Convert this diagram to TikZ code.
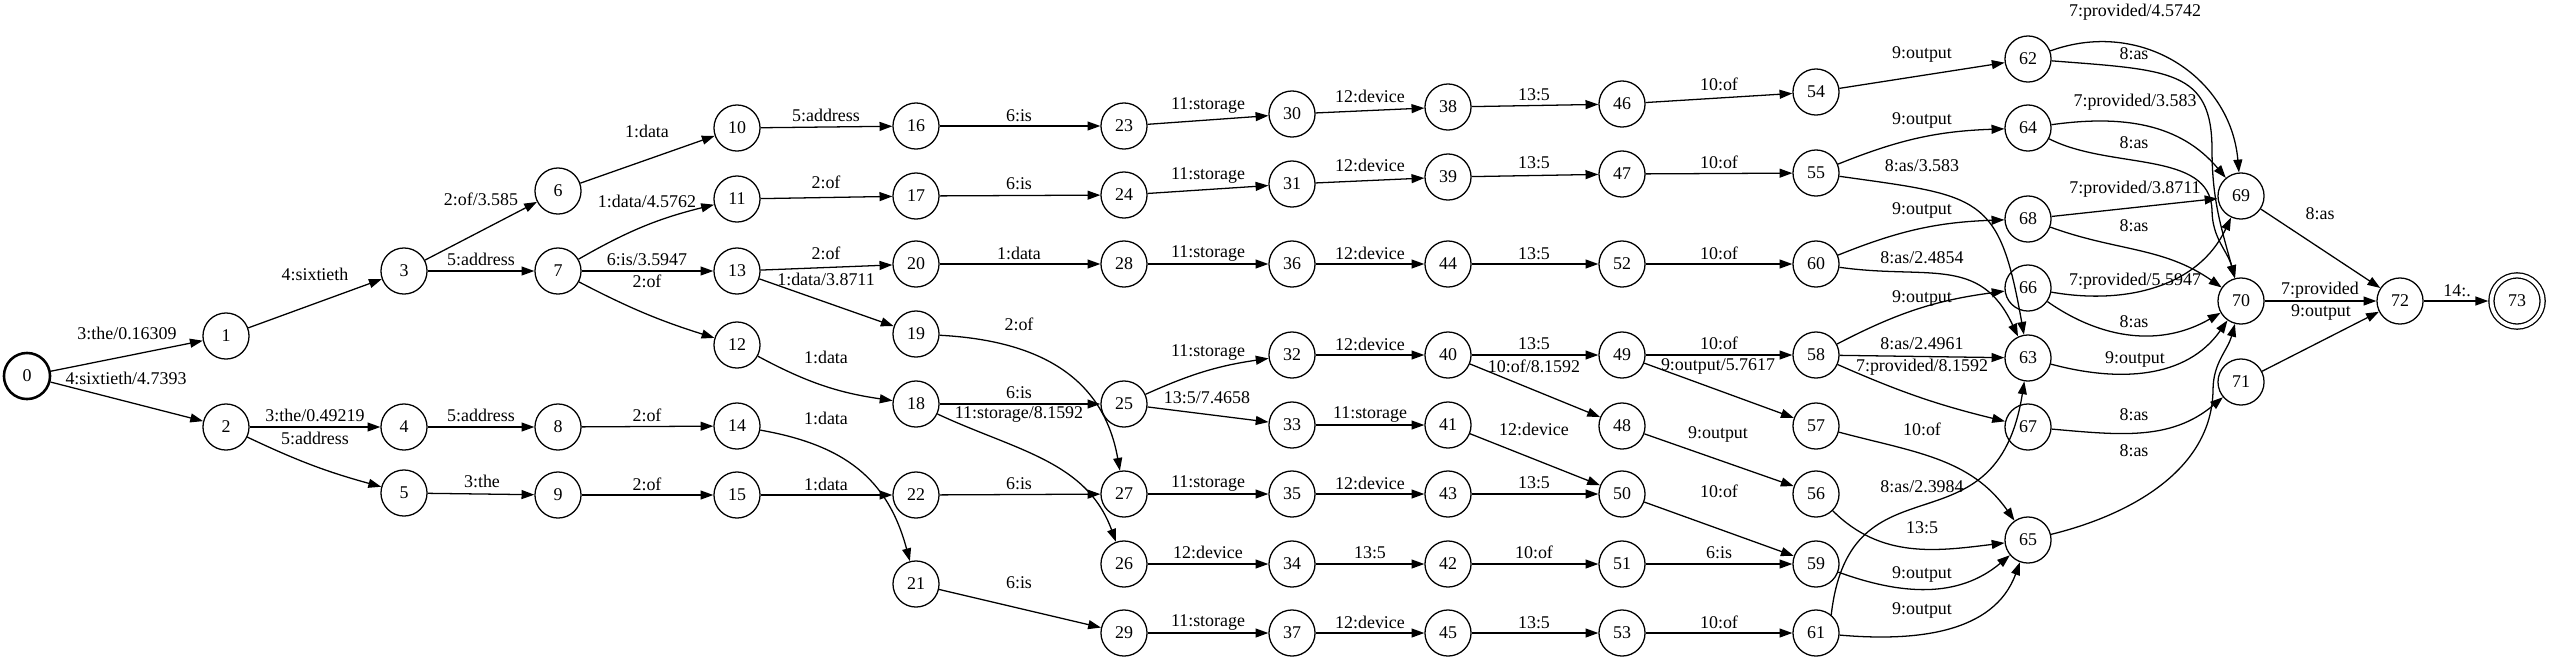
\documentclass[tikz,border=0pt]{standalone}
\usepackage{fontspec}
\setmainfont{Liberation Serif}
\usetikzlibrary{arrows.meta, positioning}

\begin{document}
\begin{tikzpicture}[x=0.78125pt, y=0.78125pt, font=\fontsize{14}{16}\selectfont]
        \tikzstyle{state} = [circle, minimum size=36pt, inner sep=0pt, draw=black, line width=1pt]
        \tikzstyle{trans} = [-{Triangle[length=10pt, width=7pt]}, line width=1pt]
        \tikzstyle{arclabel} = [inner sep=0pt, yshift=2pt]
        \useasboundingbox (0,0) rectangle (2550,-662);

        %states
        \node[state, line width=2pt] (0) at (27,-376) {0};
        \node[state] (1) at (226,-336) {1};
        \node[state] (2) at (226,-427) {2};
        \node[state] (3) at (404,-271) {3};
        \node[state] (4) at (404,-427) {4};
        \node[state] (5) at (404,-493) {5};
        \node[state] (6) at (558,-191) {6};
        \node[state] (7) at (558,-271) {7};
        \node[state] (8) at (558,-427) {8};
        \node[state] (9) at (558,-495) {9};
        \node[state] (10) at (737,-128) {10};
        \node[state] (11) at (737,-199) {11};
        \node[state] (13) at (737,-271) {13};
        \node[state] (12) at (737,-345) {12};
        \node[state] (14) at (737,-426) {14};
        \node[state] (15) at (737,-495) {15};
        \node[state] (16) at (916,-126) {16};
        \node[state] (17) at (916,-196) {17};
        \node[state] (20) at (916,-264) {20};
        \node[state] (19) at (916,-334) {19};
        \node[state] (18) at (916,-404) {18};
        \node[state] (22) at (916,-495) {22};
        \node[state] (21) at (916,-584) {21};
        \node[state] (23) at (1124,-126) {23};
        \node[state] (24) at (1124,-195) {24};
        \node[state] (28) at (1124,-264) {28};
        \node[state] (25) at (1124,-404) {25};
        \node[state] (27) at (1124,-494) {27};
        \node[state] (26) at (1124,-564) {26};
        \node[state] (29) at (1124,-633) {29};
        \node[state] (30) at (1292,-114) {30};
        \node[state] (31) at (1292,-184) {31};
        \node[state] (36) at (1292,-264) {36};
        \node[state] (32) at (1292,-355) {32};
        \node[state] (33) at (1292,-425) {33};
        \node[state] (35) at (1292,-494) {35};
        \node[state] (34) at (1292,-564) {34};
        \node[state] (37) at (1292,-633) {37};
        \node[state] (38) at (1448,-107) {38};
        \node[state] (39) at (1448,-177) {39};
        \node[state] (44) at (1448,-264) {44};
        \node[state] (40) at (1448,-355) {40};
        \node[state] (41) at (1448,-425) {41};
        \node[state] (43) at (1448,-494) {43};
        \node[state] (42) at (1448,-564) {42};
        \node[state] (45) at (1448,-633) {45};
        \node[state] (46) at (1622,-104) {46};
        \node[state] (47) at (1622,-174) {47};
        \node[state] (52) at (1622,-264) {52};
        \node[state] (49) at (1622,-355) {49};
        \node[state] (48) at (1622,-426) {48};
        \node[state] (50) at (1622,-494) {50};
        \node[state] (51) at (1622,-564) {51};
        \node[state] (53) at (1622,-633) {53};
        \node[state] (54) at (1816,-92) {54};
        \node[state] (55) at (1816,-173) {55};
        \node[state] (60) at (1816,-264) {60};
        \node[state] (58) at (1816,-355) {58};
        \node[state] (57) at (1816,-426) {57};
        \node[state] (56) at (1816,-494) {56};
        \node[state] (59) at (1816,-564) {59};
        \node[state] (61) at (1816,-633) {61};
        \node[state] (62) at (2028,-59) {62};
        \node[state] (64) at (2028,-128) {64};
        \node[state] (68) at (2028,-219) {68};
        \node[state] (66) at (2028,-288) {66};
        \node[state] (63) at (2028,-358) {63};
        \node[state] (67) at (2028,-427) {67};
        \node[state] (65) at (2028,-540) {65};
        \node[state] (69) at (2241,-196) {69};
        \node[state] (70) at (2241,-301) {70};
        \node[state] (71) at (2241,-382) {71};
        \node[state] (72) at (2400,-301) {72};
        \node[state, double, double distance=3pt, minimum size=40pt, outer sep=2.5pt] (73) at (2517,-301) {73};

        %the / sixtieth
        \draw[trans] (0) -- (1);
        \node[arclabel] at (127,-336) {3:the/0.16309};
        \draw[trans] (0) -- (2);
        \node[arclabel] at (126,-381) {4:sixtieth/4.7393};
        \draw[trans] (1) -- (3);
        \node[arclabel] at (315,-277) {4:sixtieth};
        \draw[trans] (2) -- (4);
        \node[arclabel] at (315,-418) {3:the/0.49219};
        \draw[trans] (2) to[bend right=5] (5);
        \node[arclabel] at (315,-441) {5:address};

        %address / of
        \draw[trans] (3) -- (6);
        \node[arclabel] at (481,-202) {2:of/3.585};
        \draw[trans] (3) -- (7);
        \node[arclabel] at (481,-262) {5:address};
        \draw[trans] (4) -- (8);
        \node[arclabel] at (481,-418) {5:address};
        \draw[trans] (5) -- (9);
        \node[arclabel] at (482,-484) {3:the};
        \draw[trans] (6) -- (10);
        \node[arclabel] at (647,-134) {1:data};
        \draw[trans] (7) to[bend left=8] (11);
        \node[arclabel] at (647,-204) {1:data/4.5762};
        \draw[trans] (7) -- (13);
        \node[arclabel] at (647,-262) {6:is/3.5947};
        \draw[trans] (7) to[bend right=5] (12);
        \node[arclabel] at (647,-284) {2:of};
        \draw[trans] (8) -- (14);
        \node[arclabel] at (647,-418) {2:of};
        \draw[trans] (9) -- (15);
        \node[arclabel] at (647,-487) {2:of};

        %data
        \draw[trans] (10) -- (16);
        \node[arclabel] at (826,-118) {5:address};
        \draw[trans] (11) -- (17);
        \node[arclabel] at (826,-185) {2:of};
        \draw[trans] (13) -- (20);
        \node[arclabel] at (826,-256) {2:of};
        \draw[trans] (13) -- (19);
        \node[arclabel] at (826,-282) {1:data/3.8711};
        \draw[trans] (12) to[bend right=10] (18);
        \node[arclabel] at (826,-360) {1:data};
        \draw[trans] (14) to[out=-10, in=105, looseness=1.1] (21);
        \node[arclabel] at (826,-421) {1:data};
        \draw[trans] (15) -- (22);
        \node[arclabel] at (826,-487) {1:data};

        %is
        \draw[trans] (16) -- (23);
        \node[arclabel] at (1019,-118) {6:is};
        \draw[trans] (17) -- (24);
        \node[arclabel] at (1019,-186) {6:is};
        \draw[trans] (20) -- (28);
        \node[arclabel] at (1019,-256) {1:data};
        \draw[trans] (19) to[out=-3, in=100, looseness=1.1] (27);
        \node[arclabel] at (1019,-327) {2:of};
        \draw[trans] (18) -- (25);
        \node[arclabel] at (1019,-395) {6:is};
        \draw[trans] (18) to[out=-25, in=110] (26);
        \node[arclabel] at (1019,-417) {11:storage/8.1592};
        \draw[trans] (22) -- (27);
        \node[arclabel] at (1019,-486) {6:is};
        \draw[trans] (21) -- (29);
        \node[arclabel] at (1019,-585) {6:is};

        %storage
        \draw[trans] (23) -- (30);
        \node[arclabel] at (1208,-108) {11:storage};
        \draw[trans] (24) -- (31);
        \node[arclabel] at (1208,-178) {11:storage};
        \draw[trans] (28) -- (36);
        \node[arclabel] at (1208,-256) {11:storage};
        \draw[trans] (25) to[bend left=8] (32);
        \node[arclabel] at (1208,-355) {11:storage};
        \draw[trans] (25) -- (33);
        \node[arclabel] at (1207,-400) {13:5/7.4658};
        \draw[trans] (27) -- (35);
        \node[arclabel] at (1208,-486) {11:storage};
        \draw[trans] (26) -- (34);
        \node[arclabel] at (1208,-555) {12:device};
        \draw[trans] (29) -- (37);
        \node[arclabel] at (1208,-625) {11:storage};

        %device
        \draw[trans] (30) -- (38);
        \node[arclabel] at (1370,-99) {12:device};
        \draw[trans] (31) -- (39);
        \node[arclabel] at (1370,-168) {12:device};
        \draw[trans] (36) -- (44);
        \node[arclabel] at (1370,-256) {12:device};
        \draw[trans] (32) -- (40);
        \node[arclabel] at (1370,-347) {12:device};
        \draw[trans] (33) -- (41);
        \node[arclabel] at (1370,-417) {11:storage};
        \draw[trans] (35) -- (43);
        \node[arclabel] at (1370,-486) {12:device};
        \draw[trans] (34) -- (42);
        \node[arclabel] at (1370,-555) {13:5};
        \draw[trans] (37) -- (45);
        \node[arclabel] at (1370,-625) {12:device};

        %5
        \draw[trans] (38) -- (46);
        \node[arclabel] at (1534,-97) {13:5};
        \draw[trans] (39) -- (47);
        \node[arclabel] at (1534,-165) {13:5};
        \draw[trans] (44) -- (52);
        \node[arclabel] at (1534,-256) {13:5};
        \draw[trans] (40) -- (49);
        \node[arclabel] at (1534,-346) {13:5};
        \draw[trans] (40) -- (48);
        \node[arclabel] at (1534,-369) {10:of/8.1592};
        \draw[trans] (41) -- (50);
        \node[arclabel] at (1534,-432) {12:device};
        \draw[trans] (43) -- (50);
        \node[arclabel] at (1534,-485) {13:5};
        \draw[trans] (42) -- (51);
        \node[arclabel] at (1534,-555) {10:of};
        \draw[trans] (45) -- (53);
        \node[arclabel] at (1534,-625) {13:5};

        %of
        \draw[trans] (46) -- (54);
        \node[arclabel] at (1719,-87) {10:of};
        \draw[trans] (47) -- (55);
        \node[arclabel] at (1719,-165) {10:of};
        \draw[trans] (52) -- (60);
        \node[arclabel] at (1719,-256) {10:of};
        \draw[trans] (49) -- (58);
        \node[arclabel] at (1719,-346) {10:of};
        \draw[trans] (49) -- (57);
        \node[arclabel] at (1718,-369) {9:output/5.7617};
        \draw[trans] (48) -- (56);
        \node[arclabel] at (1718,-437) {9:output};
        \draw[trans] (50) -- (59);
        \node[arclabel] at (1719,-494) {10:of};
        \draw[trans] (51) -- (59);
        \node[arclabel] at (1719,-555) {6:is};
        \draw[trans] (53) -- (61);
        \node[arclabel] at (1719,-625) {10:of};

        %output / as
        \draw[trans] (54) -- (62);
        \node[arclabel] at (1922,-57) {9:output};
        \draw[trans] (55) to[bend left=10] (64);
        \node[arclabel] at (1922,-123) {9:output};
        \draw[trans] (55) to[out=-8, in=100, looseness=1.5] (63);
        \node[arclabel] at (1922,-168) {8:as/3.583};
        \draw[trans] (60) to[bend left=10] (68);
        \node[arclabel] at (1922,-213) {9:output};
        \draw[trans] (60) to[out=-8, in=115, looseness=1.2] (63);
        \node[arclabel] at (1922,-260) {8:as/2.4854};
        \draw[trans] (58) to[bend left=10] (66);
        \node[arclabel] at (1922,-301) {9:output};
        \draw[trans] (58) -- (63);
        \node[arclabel] at (1922,-346) {8:as/2.4961};
        \draw[trans] (58) to[bend right=5] (67);
        \node[arclabel] at (1922,-370) {7:provided/8.1592};
        \draw[trans] (57) to[out=-15, in=125] (65);
        \node[arclabel] at (1922,-432) {10:of};
        \draw[trans] (61.50) .. controls (1850,-450) and (1996,-560) .. (63);
        \node[arclabel] at (1922,-489) {8:as/2.3984};
        \draw[trans] (56) to[out=-45, in=187] (65);
        \node[arclabel] at (1922,-530) {13:5};
        \draw[trans] (59) to[out=-20, in=-140] (65);
        \node[arclabel] at (1922,-577) {9:output};
        \draw[trans] (61) to[out=-5, in=-110] (65);
        \node[arclabel] at (1922,-613) {9:output};

        %provided / as
        \draw[trans] (62) to[out=20, in=95, looseness=1.1] (69);
        \node[arclabel] at (2135,-15) {7:provided/4.5742};
        \draw[trans] (62) .. controls (2170,-70) and (2212,-70) .. (2212,-150) to[out=-90, in=105] (70);
        \node[arclabel] at (2134,-56) {8:as};
        \draw[trans] (64) to[out=8, in=130] (69);
        \node[arclabel] at (2135,-105) {7:provided/3.583};
        \draw[trans] (64) .. controls (2110,-170) and (2210,-150) .. (2212,-210) to[out=-90, in=105] (70);
        \node[arclabel] at (2134,-145) {8:as};
        \draw[trans] (68) -- (69);
        \node[arclabel] at (2135,-192) {7:provided/3.8711};
        \draw[trans] (68) to[out=-20, in=145] (70);
        \node[arclabel] at (2134,-228) {8:as};
        \draw[trans] (66) to[out=-10, in=-115] (69);
        \node[arclabel] at (2135,-284) {7:provided/5.5947};
        \draw[trans] (66) to[out=-35, in=-150] (70);
        \node[arclabel] at (2134,-324) {8:as};
        \draw[trans] (63) to[out=-15, in=-125] (70);
        \node[arclabel] at (2135,-362) {9:output};
        \draw[trans] (67) to[out=-5, in=-140] (71);
        \node[arclabel] at (2134,-417) {8:as};
        \draw[trans] (65) .. controls (2130,-515) and (2212,-470) .. (2213,-390) to[out=90, in=-105] (70);
        \node[arclabel] at (2134,-453) {8:as};

        %final
        \draw[trans] (69) -- (72);
        \node[arclabel] at (2320,-216) {8:as};
        \draw[trans] (70) -- (72);
        \node[arclabel] at (2320,-293) {7:provided};
        \draw[trans] (71) -- (72);
        \node[arclabel] at (2321,-315) {9:output};
        \draw[trans] (72) -- (73);
        \node[arclabel] at (2457,-293) {14:.};
    \end{tikzpicture}
\end{document}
----
Repeat the lines above, starting at the first and stopping after the line that holds "(0,0) rectangle (2550,-662);", with the pictures left out.

Convert this diagram to TikZ code.
\documentclass[tikz,border=0pt]{standalone}
\usepackage{fontspec}
\setmainfont{Liberation Serif}
\usetikzlibrary{arrows.meta, positioning}

\begin{document}
\begin{tikzpicture}[x=0.78125pt, y=0.78125pt, font=\fontsize{14}{16}\selectfont]
        \tikzstyle{state} = [circle, minimum size=36pt, inner sep=0pt, draw=black, line width=1pt]
        \tikzstyle{trans} = [-{Triangle[length=10pt, width=7pt]}, line width=1pt]
        \tikzstyle{arclabel} = [inner sep=0pt, yshift=2pt]
        \useasboundingbox (0,0) rectangle (2550,-662);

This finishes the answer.